Data segment:
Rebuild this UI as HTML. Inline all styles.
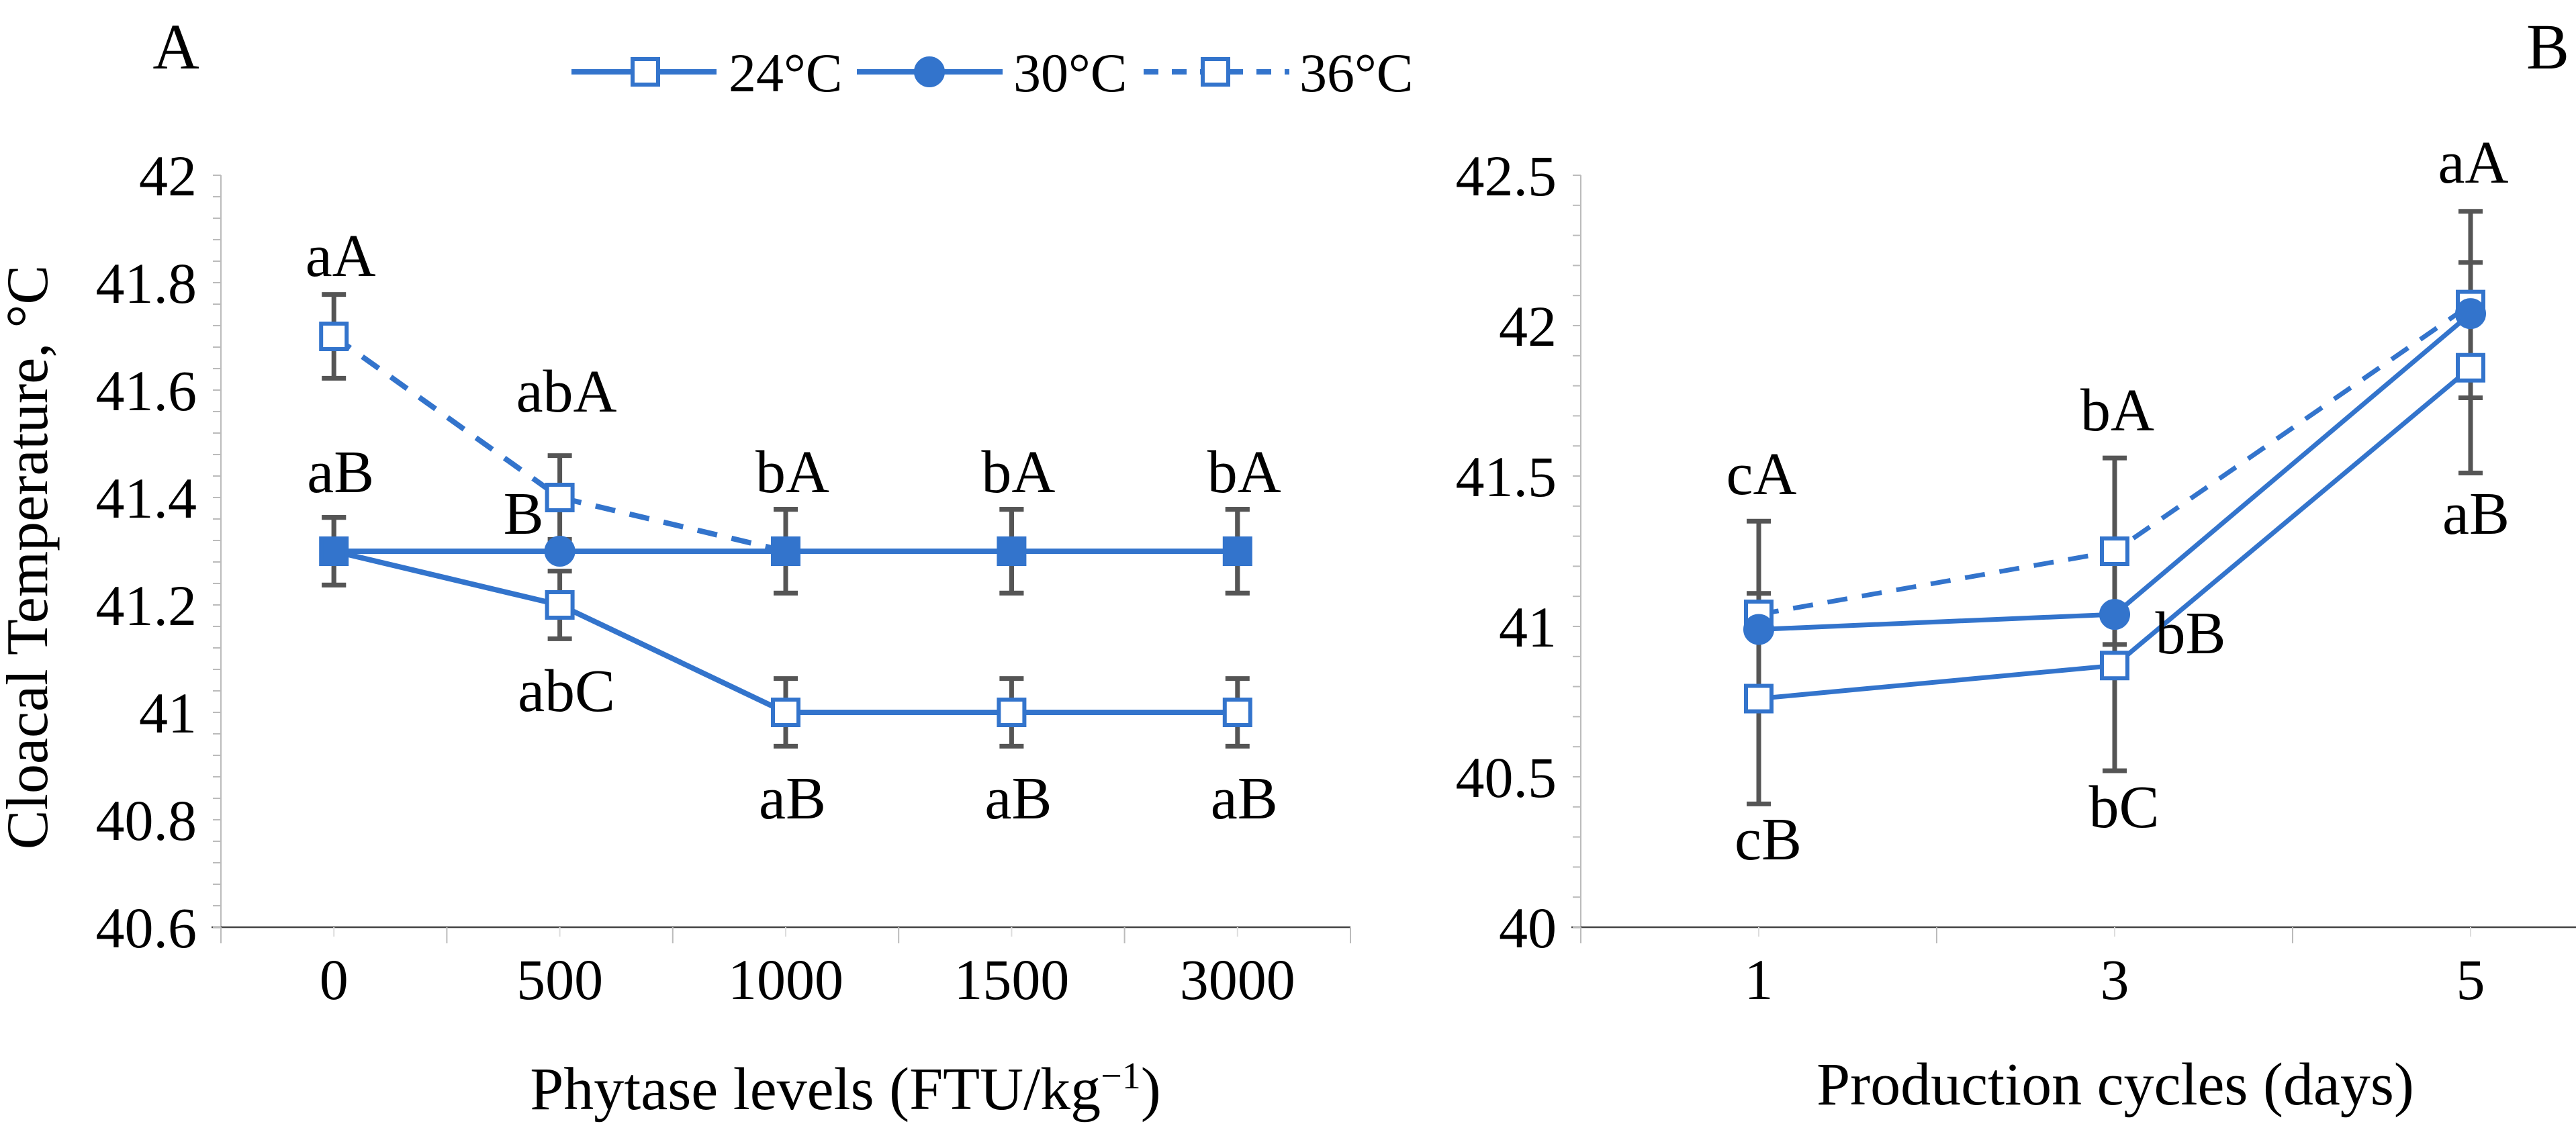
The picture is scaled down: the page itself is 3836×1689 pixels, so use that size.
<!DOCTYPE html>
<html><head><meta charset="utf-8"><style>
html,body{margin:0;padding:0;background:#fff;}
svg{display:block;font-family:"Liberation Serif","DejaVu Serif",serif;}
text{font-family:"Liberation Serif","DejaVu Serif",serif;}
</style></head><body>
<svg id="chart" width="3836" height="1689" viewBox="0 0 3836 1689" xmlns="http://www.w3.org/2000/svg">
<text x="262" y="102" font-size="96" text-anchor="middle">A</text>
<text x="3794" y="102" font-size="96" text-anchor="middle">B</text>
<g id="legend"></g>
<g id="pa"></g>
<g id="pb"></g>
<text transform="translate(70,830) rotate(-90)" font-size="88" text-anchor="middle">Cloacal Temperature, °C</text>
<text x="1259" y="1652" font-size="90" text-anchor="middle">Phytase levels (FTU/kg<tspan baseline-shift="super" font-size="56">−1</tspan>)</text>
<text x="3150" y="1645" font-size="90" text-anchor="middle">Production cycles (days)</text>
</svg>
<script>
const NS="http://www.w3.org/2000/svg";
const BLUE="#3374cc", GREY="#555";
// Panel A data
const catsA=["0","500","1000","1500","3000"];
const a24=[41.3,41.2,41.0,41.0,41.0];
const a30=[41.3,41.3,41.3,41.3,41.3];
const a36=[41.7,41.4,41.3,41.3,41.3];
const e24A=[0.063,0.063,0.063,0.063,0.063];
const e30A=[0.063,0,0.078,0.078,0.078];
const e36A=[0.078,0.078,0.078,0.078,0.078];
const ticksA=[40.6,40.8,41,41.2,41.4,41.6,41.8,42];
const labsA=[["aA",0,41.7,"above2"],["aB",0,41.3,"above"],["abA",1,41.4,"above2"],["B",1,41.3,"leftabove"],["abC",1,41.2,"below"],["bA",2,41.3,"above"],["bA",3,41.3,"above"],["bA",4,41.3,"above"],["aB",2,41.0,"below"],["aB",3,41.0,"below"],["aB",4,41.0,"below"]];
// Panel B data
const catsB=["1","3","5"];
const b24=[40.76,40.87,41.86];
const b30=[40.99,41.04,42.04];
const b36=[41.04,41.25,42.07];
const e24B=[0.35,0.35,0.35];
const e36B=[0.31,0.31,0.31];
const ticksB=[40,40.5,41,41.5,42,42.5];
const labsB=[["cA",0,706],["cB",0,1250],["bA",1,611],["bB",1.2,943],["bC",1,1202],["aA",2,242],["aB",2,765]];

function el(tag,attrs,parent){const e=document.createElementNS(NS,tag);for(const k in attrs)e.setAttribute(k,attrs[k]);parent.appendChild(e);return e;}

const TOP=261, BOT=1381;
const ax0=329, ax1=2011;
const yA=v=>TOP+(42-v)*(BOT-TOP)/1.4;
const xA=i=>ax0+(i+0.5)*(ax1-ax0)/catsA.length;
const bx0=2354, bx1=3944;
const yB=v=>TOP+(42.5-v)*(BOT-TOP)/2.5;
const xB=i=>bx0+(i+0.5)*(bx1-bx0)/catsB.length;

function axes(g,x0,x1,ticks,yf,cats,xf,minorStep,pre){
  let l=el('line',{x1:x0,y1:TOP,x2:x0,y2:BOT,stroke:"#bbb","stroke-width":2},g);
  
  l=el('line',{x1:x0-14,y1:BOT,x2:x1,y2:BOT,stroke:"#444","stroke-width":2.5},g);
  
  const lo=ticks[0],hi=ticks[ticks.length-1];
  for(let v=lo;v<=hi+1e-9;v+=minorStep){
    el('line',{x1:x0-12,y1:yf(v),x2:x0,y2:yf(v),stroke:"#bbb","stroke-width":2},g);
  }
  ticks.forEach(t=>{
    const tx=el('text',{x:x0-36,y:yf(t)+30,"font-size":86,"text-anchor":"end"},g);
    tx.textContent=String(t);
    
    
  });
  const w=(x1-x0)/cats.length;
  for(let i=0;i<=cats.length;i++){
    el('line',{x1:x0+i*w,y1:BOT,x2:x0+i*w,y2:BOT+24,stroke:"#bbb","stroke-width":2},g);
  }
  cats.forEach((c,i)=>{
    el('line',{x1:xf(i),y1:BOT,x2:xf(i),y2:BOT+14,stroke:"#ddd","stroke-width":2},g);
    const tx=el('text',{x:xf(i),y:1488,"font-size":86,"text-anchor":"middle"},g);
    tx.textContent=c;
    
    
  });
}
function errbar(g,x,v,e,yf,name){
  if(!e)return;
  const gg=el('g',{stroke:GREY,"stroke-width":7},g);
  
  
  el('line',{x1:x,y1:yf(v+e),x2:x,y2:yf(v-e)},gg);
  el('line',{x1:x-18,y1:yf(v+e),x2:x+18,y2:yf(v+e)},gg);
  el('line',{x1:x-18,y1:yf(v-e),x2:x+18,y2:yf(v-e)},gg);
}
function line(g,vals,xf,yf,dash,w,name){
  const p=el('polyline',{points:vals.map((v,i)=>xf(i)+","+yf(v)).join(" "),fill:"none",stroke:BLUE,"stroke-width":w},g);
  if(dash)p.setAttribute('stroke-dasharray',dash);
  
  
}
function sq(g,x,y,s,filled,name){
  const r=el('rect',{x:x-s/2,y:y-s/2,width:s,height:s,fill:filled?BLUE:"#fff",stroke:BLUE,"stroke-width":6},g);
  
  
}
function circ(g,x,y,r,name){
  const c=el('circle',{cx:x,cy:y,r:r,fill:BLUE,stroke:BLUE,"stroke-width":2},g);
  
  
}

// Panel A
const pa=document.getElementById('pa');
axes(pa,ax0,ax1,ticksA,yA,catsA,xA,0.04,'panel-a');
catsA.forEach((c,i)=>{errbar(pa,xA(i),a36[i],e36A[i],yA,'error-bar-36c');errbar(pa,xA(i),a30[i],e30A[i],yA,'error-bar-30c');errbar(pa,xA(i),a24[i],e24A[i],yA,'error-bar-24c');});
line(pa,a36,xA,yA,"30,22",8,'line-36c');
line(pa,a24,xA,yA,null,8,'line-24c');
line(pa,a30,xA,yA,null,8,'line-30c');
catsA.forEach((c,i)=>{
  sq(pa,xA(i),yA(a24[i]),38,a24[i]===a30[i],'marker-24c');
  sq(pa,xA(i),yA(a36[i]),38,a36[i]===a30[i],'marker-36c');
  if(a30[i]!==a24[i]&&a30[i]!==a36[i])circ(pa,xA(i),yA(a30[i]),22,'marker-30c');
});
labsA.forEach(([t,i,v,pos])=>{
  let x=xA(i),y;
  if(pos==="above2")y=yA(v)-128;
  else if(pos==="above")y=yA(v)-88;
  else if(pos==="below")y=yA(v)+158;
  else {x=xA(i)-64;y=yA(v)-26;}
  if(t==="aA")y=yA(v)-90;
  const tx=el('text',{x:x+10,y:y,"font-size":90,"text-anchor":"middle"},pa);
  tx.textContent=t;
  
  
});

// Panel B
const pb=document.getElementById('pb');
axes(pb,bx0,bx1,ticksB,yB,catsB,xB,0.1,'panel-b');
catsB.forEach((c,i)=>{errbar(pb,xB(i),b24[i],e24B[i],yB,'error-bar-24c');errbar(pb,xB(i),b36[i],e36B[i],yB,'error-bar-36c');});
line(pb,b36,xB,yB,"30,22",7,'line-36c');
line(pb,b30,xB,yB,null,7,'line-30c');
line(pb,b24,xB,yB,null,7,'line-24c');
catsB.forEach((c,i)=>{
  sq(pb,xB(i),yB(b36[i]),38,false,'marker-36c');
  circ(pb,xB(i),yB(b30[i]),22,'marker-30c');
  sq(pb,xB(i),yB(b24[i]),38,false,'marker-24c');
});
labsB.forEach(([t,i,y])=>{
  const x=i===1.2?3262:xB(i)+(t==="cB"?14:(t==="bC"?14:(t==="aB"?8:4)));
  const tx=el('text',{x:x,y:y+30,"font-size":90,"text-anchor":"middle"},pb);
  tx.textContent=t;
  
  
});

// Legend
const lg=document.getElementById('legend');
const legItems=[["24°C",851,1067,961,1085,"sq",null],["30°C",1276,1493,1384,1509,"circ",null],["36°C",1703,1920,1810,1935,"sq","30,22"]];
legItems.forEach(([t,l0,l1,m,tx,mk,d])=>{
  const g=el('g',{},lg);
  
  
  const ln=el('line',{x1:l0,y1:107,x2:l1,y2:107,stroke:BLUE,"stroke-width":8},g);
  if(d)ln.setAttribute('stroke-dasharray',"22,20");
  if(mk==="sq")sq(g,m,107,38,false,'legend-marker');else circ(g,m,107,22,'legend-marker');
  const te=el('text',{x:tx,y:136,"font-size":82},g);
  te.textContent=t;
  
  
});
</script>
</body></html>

Aim of the exercise: Make a copy of each line that contains the string "size".

Response to this exercise:
The picture is scaled down: the page itself is 3836×1689 pixels, so use that size.
<text x="262" y="102" font-size="96" text-anchor="middle">A</text>
<text x="3794" y="102" font-size="96" text-anchor="middle">B</text>
<text transform="translate(70,830) rotate(-90)" font-size="88" text-anchor="middle">Cloacal Temperature, °C</text>
<text x="1259" y="1652" font-size="90" text-anchor="middle">Phytase levels (FTU/kg<tspan baseline-shift="super" font-size="56">−1</tspan>)</text>
<text x="3150" y="1645" font-size="90" text-anchor="middle">Production cycles (days)</text>
    const tx=el('text',{x:x0-36,y:yf(t)+30,"font-size":86,"text-anchor":"end"},g);
    const tx=el('text',{x:xf(i),y:1488,"font-size":86,"text-anchor":"middle"},g);
  const tx=el('text',{x:x+10,y:y,"font-size":90,"text-anchor":"middle"},pa);
  const tx=el('text',{x:x,y:y+30,"font-size":90,"text-anchor":"middle"},pb);
  const te=el('text',{x:tx,y:136,"font-size":82},g);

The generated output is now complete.